Tuesday, April 07, 2009


A few weeks ago I was telling the husband about the popular new craft of making felted material from wool sweaters. I made a comment to him about how I'm sure all the second-hand stores must be experiencing a wool sweater shortage because everyone's encouraged to wash them, shrink them and craft with them. But when I told him that this is being referred to as Green crafting, he objected. True, it is recycling (or, upcycling, as I've seen a few webs/blogs call it), but - as he so eloquently put it - what's Green about taking perfectly good clothes that could be warming our nation's poor and homeless in the name of craft? Yeah, yeah, yeah. But I was still itching to try.

While at the Goodwill Store I did, in fact, overhear a couple women seeking out wool sweaters as well. I selected a few sweaters and a wool sports coat and felt like everyone was watching me. I expected someone to come up to me and ask, "What exactly is the purpose of your acquisition?" I avoided making eye contact with anyone. I was sure the clothes police were going to swoop down on me the second I stepped outside. Totally felt like I was buying contraband.

I'm still struggling a bit with the ethics of felting second-hand clothes. But I really adore the felt. Makes these booties so much softer than the wool craft felt I typically use. I love how much thicker it is.

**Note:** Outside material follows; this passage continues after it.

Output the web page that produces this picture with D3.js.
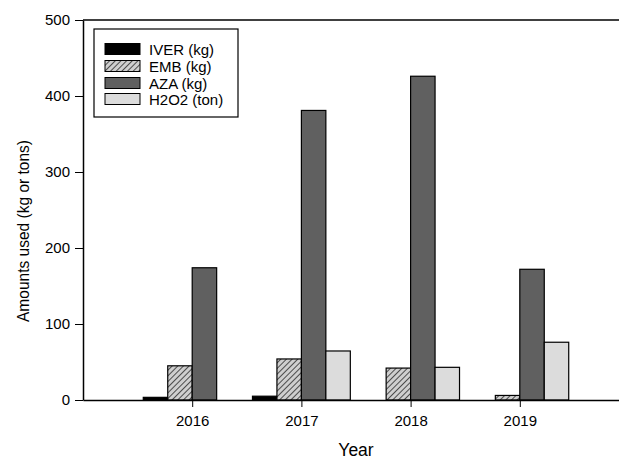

Do you think it can be considered a clean wash if I donate a couple jackets and sweaters? I'll go through my things and replace the sweaters with my perfectly warm clothing. Even steven, right? And if it makes anyone feel better (it makes me feel better, anyway) - the orange wool sweater had a hole in it. So that one was truly upcycled! Guilt free on that one.


Gale's Goodies said...

I am a veteran wool shopper at the local Goodwill. My feeling is that my purchase helps fuel the economy, helps employ the workers at Goodwill and also supports the mission of Goodwill Industries.

Like you, a good many of the items I purchase are damaged before I felt them up and turn them into something else. Also, there are many items that are totally out of fashion and would probably not be worn.

I feel okay about buying clothing and using the fabric to make craft items. My sister and I do argue sometimes about some of the sweaters I buy--she wants them to wear herself!!
See some of my craft items here:


Josie said...

I came here to say exactly hat Gale said...so ditto. And I bet not that many people in So Cal go into Goodwill intending to buy such warm weather clothing anyway. Plus, I'm sure Goodwill and Salvation Army are suffering just like any other retailer right now and really appreciate the sale. So traitor? No, no, no...you're simply a creative, talented, recycling bleeding heart hippie who's helping to stimulate our economy! But you're not the only one- I proudly recycled Ry's applesauce container the other day to mix my haircolor in (so you're gonna have to fight me for that key to the city).

Devona said...

Another thought. It's not like you went to your local homeless shelter and took the sweaters from their stash. Part of the way Goodwill and other Thrift Store Charities operate is selling quality clothing at a lower price to save the consumer money and using that profit to support their ministries and charities.

I never feel guilt when I buy second hand clothing to repurpose. I feel bad when I buy made in China craft supplies shipped across the planet and made with who-knows-what chemicals under who-knows-what labor conditions.

Dawn said...

These are all very good points. Thank you so much for easing my guilt. You're absolutely right - all of you. And, YES, Devona, supplies from China are much worse. I will definitely pay more attention to where some of the supplies I buy come from!